Daily Reading for March 14 • James Theodore Holly, Bishop of Haiti, and of the Dominican Republic, 1911 (transferred)
Notwithstanding the remarkable progress of philanthropic ideas and humanitarian feelings, during the last half century, among almost every nation and people throughout the habitable globe; yet the great mass of the Caucasian race still deem the negro as entirely destitute of those qualities, on which they selfishly predicate their own superiority. And we may add to this overwhelming class that cherish such self-complacent ideas of themselves, to the great prejudice of the negro, a large quota also of that small portion of the white race, who profess to believe the truths, “That God is no respecter of persons”; and that “He has made of one blood, all the nations that dwell upon the face of the earth” . . . because too many of those pseudo-humanitarians have lurking in their heart of hearts, a secret infidelity in regard to the real equality of the black man, which is ever ready to manifest its concealed sting, when the full and unequivocal recognition of the negro, in all respects, is pressed home upon their hearts. . . . This sentiment unnerves their hands and palsies their tongue; and no pen is wielded or voice heard, among that race of men, which fearlessly and boldly places the negro side by side with the white man, as his equal in all respects. But to the contrary, every thing is done by the enemies of the negro race to vilify and debase them. And the result is, that many of the race themselves, are almost persuaded that they are a brood of inferior beings. . . .
These recollections are to be found in the history of the heroic events of the Revolution of Hayti. This revolution is one of the noblest, grandest, and most justifiable outbursts against tyrannical oppression that is recorded on the pages of the world’s history. A race of almost dehumanized men—made so by an oppressive slavery of three centuries—arose from their slumber of ages, and redressed their own unparalleled wrongs with a terrible hand in the name of God and humanity. In this terrible struggle for liberty, the Lord of Hosts directed their arms to be the instruments of His judgment on their oppressors, as the recompense of His violated law of love between man and his fellow, which these tyrants of the new world had been guilty of, in the centuries of blood, wrong, and oppression, which they had perpetrated on the negro race in that isle of the Caribbean Sea.

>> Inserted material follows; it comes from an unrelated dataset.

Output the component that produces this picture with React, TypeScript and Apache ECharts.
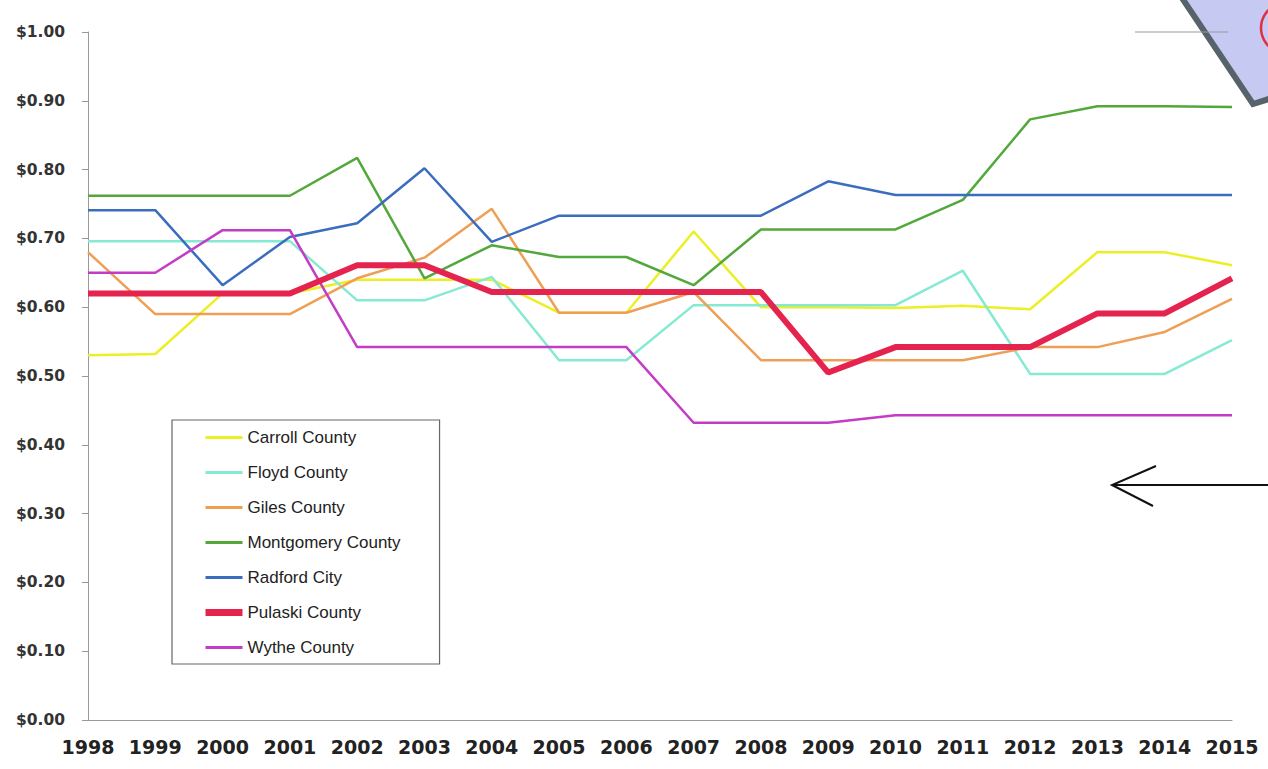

But aside from this great providential and religious view of this great movement, that we are always bound to seek for, in all human affairs, to see how they square with the mind of God, more especially if they relate to the destinies of nations and people;—the Haytian Revolution is also the grandest political event of this or any other age. In weighty causes, and wondrous and momentous features, it surpasses the American revolution, in an incomparable degree. The revolution of this country was only the revolt of a people already comparatively free, independent, and highly enlightened. Their greatest grievance was the imposition of three pence per pound tax on tea, by the mother country, without their consent. But the Haytian revolution was a revolt of an uneducated and menial class of slaves, against their tyrannical oppressors, who not only imposed an absolute tax on their unrequited labor, but also usurped their very bodies; and who would have been prompted by the brazen infidelity of the age then rampant, to dispute with the Almighty, the possession of the souls of these poor creatures, could such brazen effrontery have been of any avail, to have wrung more ill-gotten gain out of their victims to add to their worldly goods. . . .
Never before, in all the annals of the world’s history, did a nation of abject and chattel slaves arise in the terrific might of their resuscitated manhood, and regenerate, redeem, and disenthrall themselves: by taking their station at one gigantic bound, as an independent nation, among the sovereignties of the world.
From A Vindication of the Capacity of the Negro Race for Self-Government and Civilized Progress, as Demonstrated by Historical Events of the Haytian Revolution by James Theodore Holly, in a lecture given in New Haven, Connecticut on August 1, 1857 (New Haven, Conn.: William H. Stanley, 1857).